:: Supplied material ::
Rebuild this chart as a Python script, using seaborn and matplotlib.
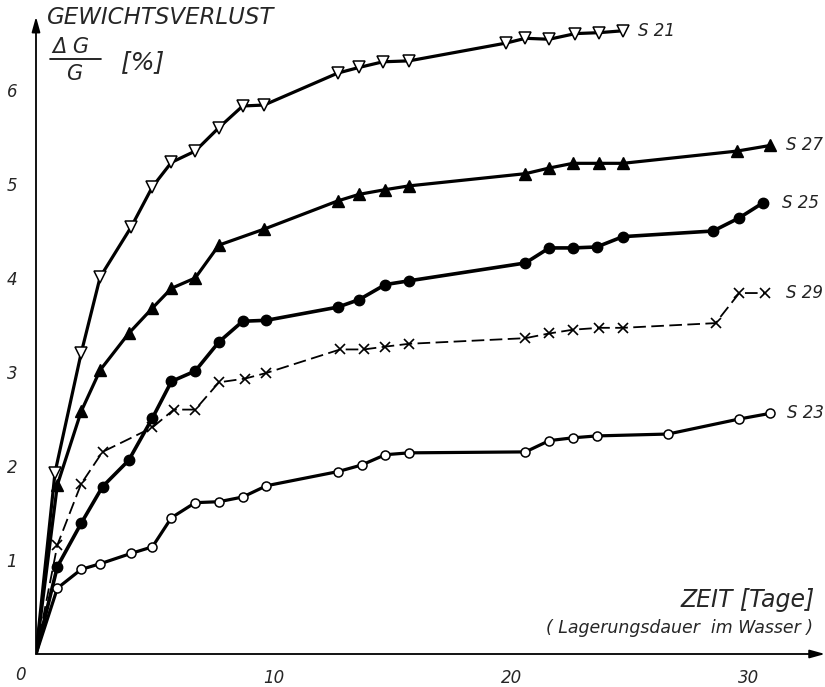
import matplotlib
matplotlib.use("Agg")
import matplotlib.pyplot as plt
import seaborn as sns
import pandas as pd

# ---- data ----
S21_x = [0, 0.8, 1.9, 2.7, 4.0, 4.9, 5.7, 6.7, 7.7, 8.7, 9.6, 12.7, 13.6, 14.6, 15.7, 19.8, 20.6, 21.6, 22.7, 23.7, 24.7]
S21_y = [0, 1.93, 3.2, 4.01, 4.54, 4.97, 5.23, 5.35, 5.6, 5.83, 5.84, 6.18, 6.24, 6.3, 6.31, 6.5, 6.55, 6.54, 6.6, 6.61, 6.63]

S27_x = [0, 0.9, 1.9, 2.7, 3.9, 4.9, 5.7, 6.7, 7.7, 9.6, 12.7, 13.6, 14.7, 15.7, 20.6, 21.6, 22.6, 23.7, 24.7, 29.5, 30.9]
S27_y = [0, 1.8, 2.58, 3.02, 3.41, 3.68, 3.89, 4.0, 4.35, 4.52, 4.82, 4.89, 4.94, 4.98, 5.11, 5.17, 5.22, 5.22, 5.22, 5.35, 5.41]

S25_x = [0, 0.9, 1.9, 2.8, 3.9, 4.9, 5.7, 6.7, 7.7, 8.7, 9.7, 12.7, 13.6, 14.7, 15.7, 20.6, 21.6, 22.6, 23.6, 24.7, 28.5, 29.6, 30.6]
S25_y = [0, 0.93, 1.39, 1.78, 2.06, 2.51, 2.9, 3.01, 3.32, 3.54, 3.55, 3.69, 3.77, 3.93, 3.97, 4.16, 4.32, 4.32, 4.33, 4.44, 4.5, 4.64, 4.8]

S29_x = [0, 0.9, 1.9, 2.8, 4.9, 5.8, 6.7, 7.7, 8.8, 9.7, 12.8, 13.8, 14.7, 15.7, 20.6, 21.6, 22.6, 23.7, 24.7, 28.6, 29.6, 30.7]
S29_y = [0, 1.16, 1.81, 2.15, 2.41, 2.6, 2.6, 2.89, 2.93, 2.99, 3.24, 3.24, 3.27, 3.3, 3.36, 3.41, 3.45, 3.47, 3.47, 3.52, 3.84, 3.84]

S23_x = [0, 0.9, 1.9, 2.7, 4.0, 4.9, 5.7, 6.7, 7.7, 8.7, 9.7, 12.7, 13.7, 14.7, 15.7, 20.6, 21.6, 22.6, 23.6, 26.6, 29.6, 30.9]
S23_y = [0, 0.70, 0.9, 0.96, 1.07, 1.14, 1.45, 1.61, 1.62, 1.67, 1.79, 1.94, 2.01, 2.12, 2.14, 2.15, 2.27, 2.3, 2.32, 2.34, 2.5, 2.56]

series_names = ["S 21", "S 27", "S 25", "S 29", "S 23"]
x_major = [10, 20, 30]
x_minor = [5, 15, 25]
y_ticks = [1, 2, 3, 4, 5, 6]

# ---- style ----
sns.set_style("white")
plt.rcParams['font.family'] = ['DejaVu Sans']
plt.rcParams['font.style'] = 'italic'

fig = plt.figure(figsize=(8.25, 6.87), dpi=100)
W, H = 825, 687
x0, y0 = 36, 654   # pixel of data origin
ax = fig.add_axes([x0 / W, (H - y0) / H, (W - x0) / W, (y0 - 5) / H])
XMAX = (W - x0) / 23.76
YMAX = (y0 - 5) / 94.0
ax.set_xlim(0, XMAX)
ax.set_ylim(0, YMAX)
ax.patch.set_alpha(0)
for s in ax.spines.values():
    s.set_visible(False)

data = {
    "S 21": (S21_x, S21_y),
    "S 27": (S27_x, S27_y),
    "S 25": (S25_x, S25_y),
    "S 29": (S29_x, S29_y),
    "S 23": (S23_x, S23_y),
}
styles = {
    "S 21": dict(marker="v", markersize=8, markerfacecolor="white", markeredgecolor="black", markeredgewidth=1.1, linewidth=2.3),
    "S 27": dict(marker="^", markersize=8, markerfacecolor="black", markeredgecolor="black", markeredgewidth=1.0, linewidth=2.3),
    "S 25": dict(marker="o", markersize=7.5, markerfacecolor="black", markeredgecolor="black", markeredgewidth=1.0, linewidth=2.6),
    "S 29": dict(marker="x", markersize=6.5, markerfacecolor="black", markeredgecolor="black", markeredgewidth=1.2, linewidth=1.3),
    "S 23": dict(marker="o", markersize=6.5, markerfacecolor="white", markeredgecolor="black", markeredgewidth=1.1, linewidth=2.3),
}
label_off = {"S 21": 0.65, "S 27": 0.65, "S 25": 0.8, "S 29": 0.85, "S 23": 0.72}

for name in series_names:
    xs, ys = data[name]
    df = pd.DataFrame({"x": xs, "y": ys})
    sns.lineplot(data=df, x="x", y="y", ax=ax, color="black", sort=False,
                 estimator=None, zorder=3, **styles[name])
    if name == "S 29":
        ax.lines[-1].set_dashes((7, 3))
    ax.lines[-1].set_markevery(list(range(1, len(xs))))
    ax.text(xs[-1] + label_off[name], ys[-1], name, fontsize=12, style="italic",
            ha="left", va="center", color="#222222")

# axes arrows
ax.annotate("", xy=(XMAX, 0), xytext=(0, 0), xycoords="data",
            arrowprops=dict(arrowstyle="-|>,head_length=0.9,head_width=0.25", color="black", lw=1.3,
                            shrinkA=0, shrinkB=0), annotation_clip=False)
ax.annotate("", xy=(0, 6.78), xytext=(0, 0), xycoords="data",
            arrowprops=dict(arrowstyle="-|>,head_length=0.9,head_width=0.25", color="black", lw=1.3,
                            shrinkA=0, shrinkB=0), annotation_clip=False)

ax.set_xticks(x_major)
ax.set_xticks(x_minor, minor=True)
ax.set_yticks(y_ticks)
ax.set_xticklabels([str(v) for v in x_major], fontsize=12, style="italic")
ax.set_yticklabels([str(v) for v in y_ticks], fontsize=12, style="italic")
ax.tick_params(axis="both", which="both", direction="inout", length=9, width=1.1, color="black")
ax.tick_params(axis="x", which="minor", length=7)
ax.tick_params(axis="x", pad=6)
ax.tick_params(axis="y", pad=9)
ax.set_xlabel("")
ax.set_ylabel("")

# origin label
fig.text(20 / W, 1 - 675 / H, "0", fontsize=12, style="italic", ha="center", va="center")

# y-axis title
fig.text(47 / W, 1 - 18 / H, "GEWICHTSVERLUST", fontsize=16.5, style="italic", ha="left", va="center")
fig.text(71 / W, 1 - 47 / H, "\u0394 G", fontsize=15, style="italic", ha="center", va="center")
fig.add_artist(plt.Line2D([50 / W, 101 / W], [1 - 59 / H, 1 - 59 / H], color="black", lw=1.2))
fig.text(74 / W, 1 - 74 / H, "G", fontsize=15, style="italic", ha="center", va="center")
fig.text(143 / W, 1 - 62 / H, "[%]", fontsize=18, style="italic", ha="center", va="center")

# x-axis title
fig.text(815 / W, 1 - 600 / H, "ZEIT [Tage]", fontsize=17, style="italic", ha="right", va="center")
fig.text(813 / W, 1 - 628 / H, "( Lagerungsdauer  im Wasser )", fontsize=12.5, style="italic", ha="right", va="center")

fig.savefig("out.png", dpi=100)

:: Required work ::
Repeat only the lines from the beginning of the material through the line containing "6.6, 6.61, 6.63]", both ends kept, leaving pictures out.

:: Reply to the exercise ::
Rebuild this chart as a Python script, using seaborn and matplotlib.
import matplotlib
matplotlib.use("Agg")
import matplotlib.pyplot as plt
import seaborn as sns
import pandas as pd

# ---- data ----
S21_x = [0, 0.8, 1.9, 2.7, 4.0, 4.9, 5.7, 6.7, 7.7, 8.7, 9.6, 12.7, 13.6, 14.6, 15.7, 19.8, 20.6, 21.6, 22.7, 23.7, 24.7]
S21_y = [0, 1.93, 3.2, 4.01, 4.54, 4.97, 5.23, 5.35, 5.6, 5.83, 5.84, 6.18, 6.24, 6.3, 6.31, 6.5, 6.55, 6.54, 6.6, 6.61, 6.63]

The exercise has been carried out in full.